November is a fresh start month.
It is really easy to succumb to my worries and fears, my nagging undertoads, to sad feelings sparked by all of the bad things that are happening all over the world. It is too easy to sit back and let anxiety about the future paralyze the present. No good will come of it.
There are so many situations in the world that I have no control over. There are a few that I do, and those are what I need to focus on now. Everything I am doing now is preparation for the future, when I can then apply myself more fully to different situations and contexts. A cursory knowledge of every problem in the world will not do any good. There is awareness, when a person has absorbed information and it contributes to the development of a new perspective, that develops after reading an article or watching a documentary perhaps. But what comes of it? Knowledge for knowledge's sake is important, of course. And awareness is the necessary first step. You don't know what you don't know. Being aware of a problem can inform a person's decisions down the road. Awareness tends to spread by word of mouth. Awareness can compel someone to take actions, to organize, to dedicate themselves to a cause.
I would posit a difference between awareness and being informed. It is easy to be informed about a whole slew of issues and situations. Today was a perfect example, for I watched two documentary films. I am now more informed about coal mining in West Virginia, and I am also more informed about the Nile Perch fisheries in Tanzania on the shore of Lake Victoria. Coal Country showed the effects of different kinds of coal mining, including mountaintop removal and strip mining, on the people and environment of this region of Appalachia. As they point out in the film, the industry's dirty practices, and the resulting effects on the health of communities, ecosystems, streams and lakes, and the air, would never be allowed in the Rockies or the Berkshires. The economic development of many places in the region is so limited that coal mining is the only way to earn a living (unless you want to be flipping burgers), and there is also a relative paucity of jobs in such a capital-intensive industry. Darwin's Nightmare is a very dark and disturbing snapshot of life in Mwanza, Tanzania, and the social, economic, and environmental effects of the booming export fisheries there. Rather than me trying to describe the power of this movie, it is better for you to see it for yourself. I wonder if any of the Europeans buying Victorian perch think about the street children fighting over food or huffing glue so they can sleep at night, many of them orphans of fishermen or HIV/AIDS victims...I wonder how many people are exploited in order to get my food to my table, or how many unseen and unknown consequences my actions and lifestyle create...I wonder why it is possible to mine the minerals or extract the biodiversity of a place, be it communities in Appalachia or Tanzania, and line the pockets of a few with the sweat and blood of others who are inadequately compensated for their labor.
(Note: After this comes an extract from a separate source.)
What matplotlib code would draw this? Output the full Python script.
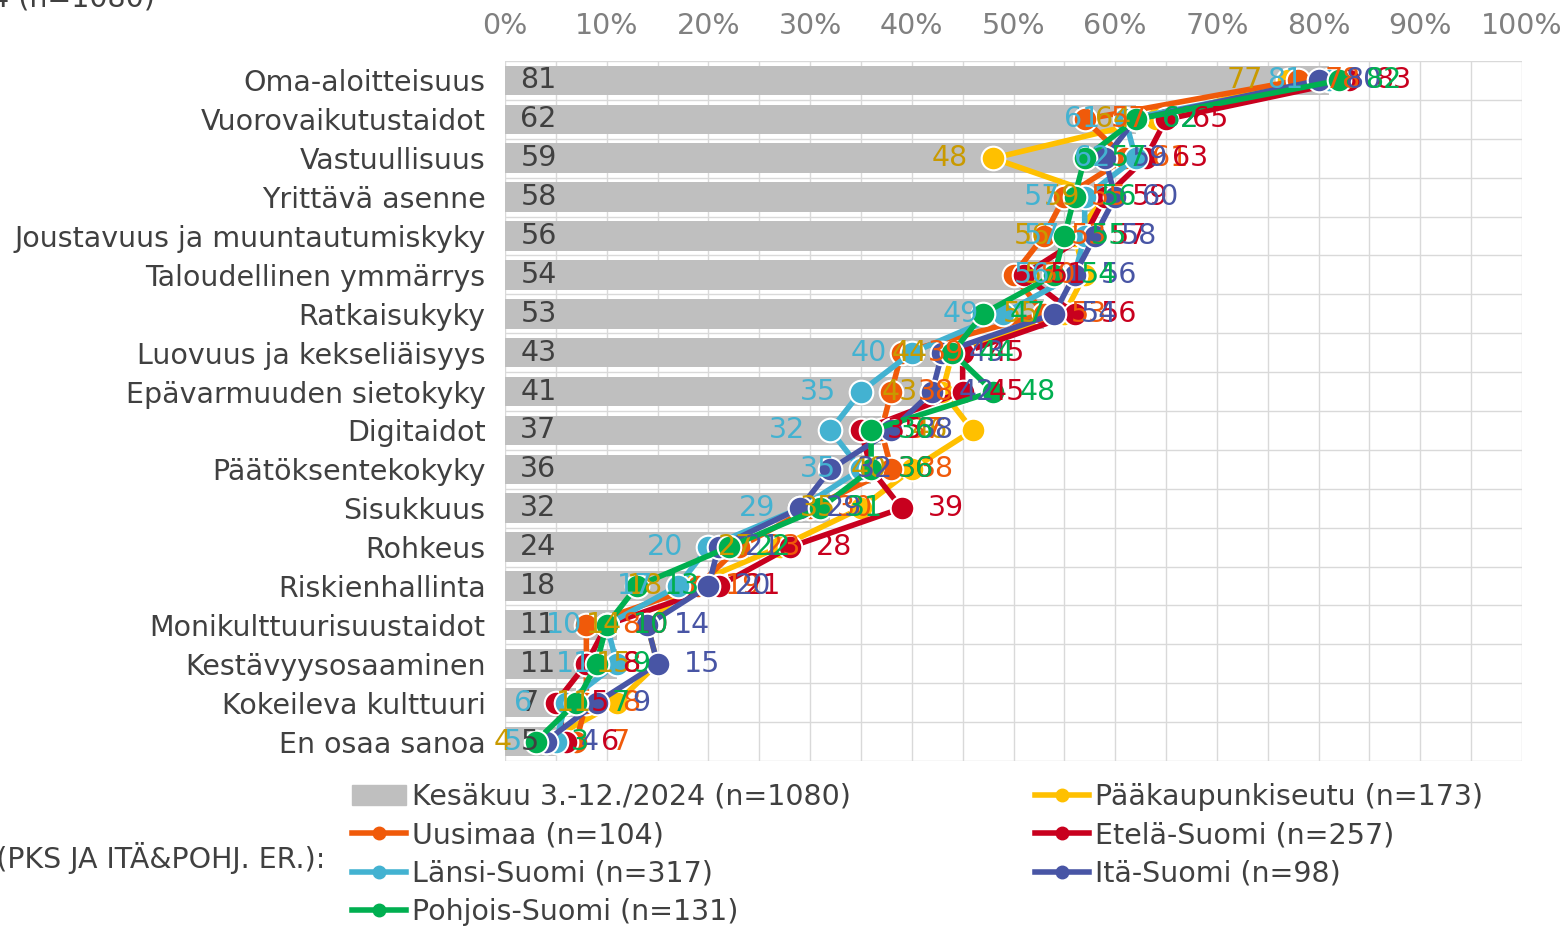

The workings, and continued existence, of the resource curse, this being one example, still mystifies me. No one is eating nile perch in Mwanza, and there was a famine in Tanzania when the movie was filmed (it came out in 2004) even as hundreds of tons of fish were exported daily. The resources of Western Virginia are trucked out, and the people who live there, who should be the true owners of these minerals and the ones to profit from their extraction, are the ones least likely to benefit from them and most likely to be hurt by them.
I don't know if this is awareness, or how long these movies will stick with me. I don't know if anyone will be motivated by my words to view these movies, or to poke further. I don't know if anyone reads this anyways.
But there are plenty of things I do know. I know that in this year, the culmination of three very transformative and wonderful and paradoxical college years, I will continue to learn and grow. I will continue to develop my 'worldview,' my interests, my skills as a scholar, a citizen, a gardener, a friend, a community participant, a son and a brother. I will contribute to my community, on the house and town level, because I believe in it and its power to nurture and guide and shelter (even if our living arrangement is technically illegal in Brookline-though I think a rousing family dinner would sway any inspector). I will slog through vague assignments and dry pages of reading and sleep-inducing lectures because I believe in the value of an education and I am shamelessly in love with getting good grades. Guilty. I will work to quantify and qualify the benefits of eating local and organic food which I already know to be true. I will ride my bike and take my hands off of the handlebars sometimes, and I will do my best to avoid the geese (sorry little fella). I will reduce and reuse as much as possible, so that there is less to recycle. It is not by chance that recycle is the third R, it is really just an intermediate stage until society figures out that we made a wrong turn down consumer culture road. How about "reduce, reuse, RE-PURPOSE, and recycle"?
I know that I will feel down sometimes, and that my undertoads will always be there pulling and nagging and croaking at my toes. And I know that this is ok. I am in a transition period, and it will be some time yet until I am over her. It is a gradual process, most things are. The long term benefits take time to materialize. Change will come whether we like it or not, and it is the ability to find the beauty in the process that is perhaps most important. I find solace in the prospects of the future, of the next great feast, of achieving that perfect ecstatic exhaustion, of being me.